While I am more than a little disappointed that reminder was necessary, and I’m sure it is, I was also reminded of something that is true of anyone who dies young, including child abuse victims. They are always remembered as victims, and honored as such. They didn’t live long enough to do something that would alter that.
This ties in very much with something I recently shared on the News and Reviews site as well. In the linked article, the author discusses the idea that the photos that we see in stories about child abuse are always of young, innocent, victims. They are frozen in that time of childhood. Just like the men of the Arizona, if they were killed as children, that is all we have to remember them by, but if they survive, sometimes things don’t always stay that way.

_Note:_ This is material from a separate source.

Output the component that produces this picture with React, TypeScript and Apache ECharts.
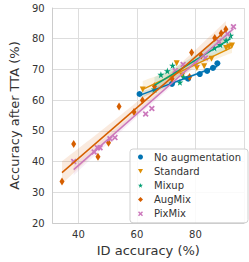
import React, { useEffect, useRef } from "react";
import * as echarts from "echarts";

const seriesNames = ["No augmentation", "Standard", "Mixup", "AugMix", "PixMix"];
const colors = ["#0173b2", "#de8f05", "#029e73", "#d55e00", "#cc78bc"];

const noAugX = [60.9, 72.0, 77.5, 81.5, 84.0, 86.0, 87.5];
const noAugY = [62.0, 65.3, 67.0, 68.5, 69.5, 70.5, 72.0];

const standardX = [62.0, 73.6, 75.5, 80.5, 83.0, 85.5, 90.5, 91.5, 92.5];
const standardY = [63.5, 72.0, 68.0, 70.5, 71.0, 73.5, 77.0, 77.5, 77.8];

const mixupX = [66.0, 68.2, 70.4, 72.2, 74.7, 76.0, 86.5, 88.5, 90.5, 92.0];
const mixupY = [63.5, 68.3, 69.5, 71.3, 65.8, 67.5, 77.0, 78.0, 79.5, 81.0];

const augmixX = [34.4, 38.4, 46.7, 50.3, 53.9, 59.0, 61.9, 66.0, 72.0, 78.0, 78.7, 82.0, 86.6, 88.8, 90.4];
const augmixY = [33.5, 45.7, 41.6, 46.1, 57.9, 56.1, 60.0, 64.5, 67.0, 67.5, 75.5, 74.5, 80.2, 81.8, 83.1];

const pixmixX = [38.4, 45.4, 46.5, 47.4, 50.8, 52.5, 63.0, 65.1, 73.1, 75.8, 80.0, 83.4, 88.0, 91.0, 93.0];
const pixmixY = [40.0, 43.1, 44.5, 44.5, 47.4, 47.8, 55.5, 57.3, 69.6, 71.6, 72.0, 73.7, 79.0, 81.5, 83.9];

const yTicks = [20, 30, 40, 50, 60, 70, 80, 90];

const STAR = "path://M50,0 L61,35 L98,35 L68,57 L79,91 L50,70 L21,91 L32,57 L2,35 L39,35 Z";
const XMARK = "path://M0,20 L20,0 L50,30 L80,0 L100,20 L70,50 L100,80 L80,100 L50,70 L20,100 L0,80 L30,50 Z";
const TRIDOWN = "path://M0,0 L100,0 L50,90 Z";

const groups = [
  { xs: noAugX, ys: noAugY, symbol: "circle", size: 6 },
  { xs: standardX, ys: standardY, symbol: TRIDOWN, size: 6 },
  { xs: mixupX, ys: mixupY, symbol: STAR, size: 7 },
  { xs: augmixX, ys: augmixY, symbol: "diamond", size: [5, 8] },
  { xs: pixmixX, ys: pixmixY, symbol: XMARK, size: 6 },
];

function fit(xs: number[], ys: number[]) {
  const n = xs.length;
  const mx = xs.reduce((a, b) => a + b, 0) / n;
  const my = ys.reduce((a, b) => a + b, 0) / n;
  let sxx = 0, sxy = 0;
  for (let i = 0; i < n; i++) {
    sxx += (xs[i] - mx) ** 2;
    sxy += (xs[i] - mx) * (ys[i] - my);
  }
  const b = sxy / sxx;
  const a = my - b * mx;
  let sse = 0;
  for (let i = 0; i < n; i++) sse += (ys[i] - (a + b * xs[i])) ** 2;
  const s = Math.sqrt(sse / (n - 2));
  const t = 2.1;
  const x0 = Math.min(...xs), x1 = Math.max(...xs);
  const band: number[][] = [];
  const upper: number[][] = [];
  const lower: number[][] = [];
  const steps = 40;
  for (let k = 0; k <= steps; k++) {
    const x = x0 + ((x1 - x0) * k) / steps;
    const se = s * Math.sqrt(1 / n + (x - mx) ** 2 / sxx);
    upper.push([x, a + b * x + t * se]);
    lower.push([x, a + b * x - t * se]);
  }
  band.push(...upper, ...lower.reverse());
  return { line: [[x0, a + b * x0], [x1, a + b * x1]], band };
}

export default function App() {
  const ref = useRef<HTMLDivElement>(null);
  useEffect(() => {
    if (!ref.current) return;
    const chart = echarts.init(ref.current, null, { renderer: "svg" });
    const series: any[] = [];
    groups.forEach((g, i) => {
      const f = fit(g.xs, g.ys);
      series.push({
        type: "custom",
        name: seriesNames[i] + " band",
        silent: true,
        clip: true,
        z: 1,
        data: [[g.xs[0], g.ys[0]]],
        renderItem: (params: any, api: any) => ({
          type: "polygon",
          shape: { points: f.band.map((p) => api.coord(p)) },
          style: { fill: colors[i], opacity: 0.13 },
        }),
      });
      series.push({
        type: "scatter",
        name: seriesNames[i],
        data: g.xs.map((x, k) => [x, g.ys[k]]),
        symbol: g.symbol,
        symbolSize: g.size,
        itemStyle: { color: colors[i], opacity: 1 },
        z: 3,
      });
      series.push({
        type: "line",
        name: seriesNames[i] + " fit",
        data: f.line,
        showSymbol: false,
        symbol: "none",
        lineStyle: { color: colors[i], width: 1.5 },
        z: 4,
        silent: true,
      });
    });
    chart.setOption({
      animation: false,
      textStyle: { fontFamily: "DejaVu Sans" },
      grid: { left: 43, right: 5, top: 8, bottom: 38, containLabel: false },
      xAxis: {
        type: "value",
        min: 31.2,
        max: 96.6,
        splitNumber: 3,
        name: "ID accuracy (%)",
        nameLocation: "middle",
        nameGap: 21,
        nameTextStyle: { fontSize: 13, color: "#333", fontFamily: "DejaVu Sans" },
        axisLine: { show: true, lineStyle: { color: "#cccccc", width: 1 } },
        axisTick: { show: false },
        axisLabel: { showMinLabel: false, showMaxLabel: false, fontSize: 10, color: "#333", margin: 6, fontFamily: "DejaVu Sans" },
        splitLine: { show: true, lineStyle: { color: "#dddddd", width: 1 } },
      },
      yAxis: {
        type: "value",
        min: yTicks[0],
        max: yTicks[yTicks.length - 1],
        interval: 10,
        name: "Accuracy after TTA (%)",
        nameLocation: "middle",
        nameGap: 28,
        nameTextStyle: { fontSize: 13, color: "#333", fontFamily: "DejaVu Sans" },
        axisLine: { show: true, lineStyle: { color: "#cccccc", width: 1 } },
        axisTick: { show: false },
        axisLabel: { fontSize: 10, color: "#333", margin: 8, fontFamily: "DejaVu Sans" },
        splitLine: { show: true, lineStyle: { color: "#dddddd", width: 1 } },
      },
      legend: {
        orient: "vertical",
        left: 130,
        top: 149,
        width: 113,
        padding: [2, 7, 3, 8],
        itemGap: 2.2,
        itemWidth: 5,
        itemHeight: 5,
        backgroundColor: "rgba(255,255,255,0.85)",
        borderColor: "#d0d0d0",
        borderWidth: 1,
        borderRadius: 3,
        data: seriesNames.map((n, i) => ({ name: n, icon: groups[i].symbol })),
        textStyle: { fontSize: 10, color: "#333", lineHeight: 12, padding: [0, 0, 0, 6], fontFamily: "DejaVu Sans" },
      },
      series,
    });
    return () => chart.dispose();
  }, []);
  return <div ref={ref} style={{ width: 249, height: 262, position: "absolute", left: 0, top: 0 }} />;
}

Think of the survivors of Pearl Harbor. Many of them went on to do heroic things during the War, but I’m sure some others simply went on to become crappy husbands, fathers, or just mean people. Some of them may have been racist, others may have had issues with alcoholism or any number of negative outcomes.
We probably don’t “remember” them as fondly as we do the ones who died on Dec 7, 1941. The truth is, that the ones who survive are likely to suffer from PTSD, and/or other mental health issues, and those issues don’t always look so pretty. The same is true of abuse survivors. Those innocent children we see in the photos may very well grow up to be troubled teenagers, or adults with mental health issues and lacking in social skills. We might well have been a little preoccupied with simply surviving childhood instead of developing at the same rate as other children, so as adults, we may not come across as well.
The truth is, that a dead child is a dead child, and always will be. That is sad, and no one needs to be told to feel sadness about that. I don’t believe there is anything more tragic than young lives taken away. The harder thing for us, as a society, is to see that trauma play out in grownups and still feel the same sympathy. There’s something about having to be faced with what may be negative personality traits and still remembering that it’s the trauma, that the innocent child survivor does not magically get better when they become an adult. They may still be learning and healing. That’s not always a sympathetic picture. But they still deserve our sympathy and support as they heal.
That’s not to say that survivors get a free pass to behave badly. Clearly, once we become adults, we are responsible for how we choose to react to our situation, and for our own healing. But, a little grace could go a long way here. An adult survivor struggling and going through the healing process might not look as sympathetic as the child in those articles, but they need support and encouragement just as much.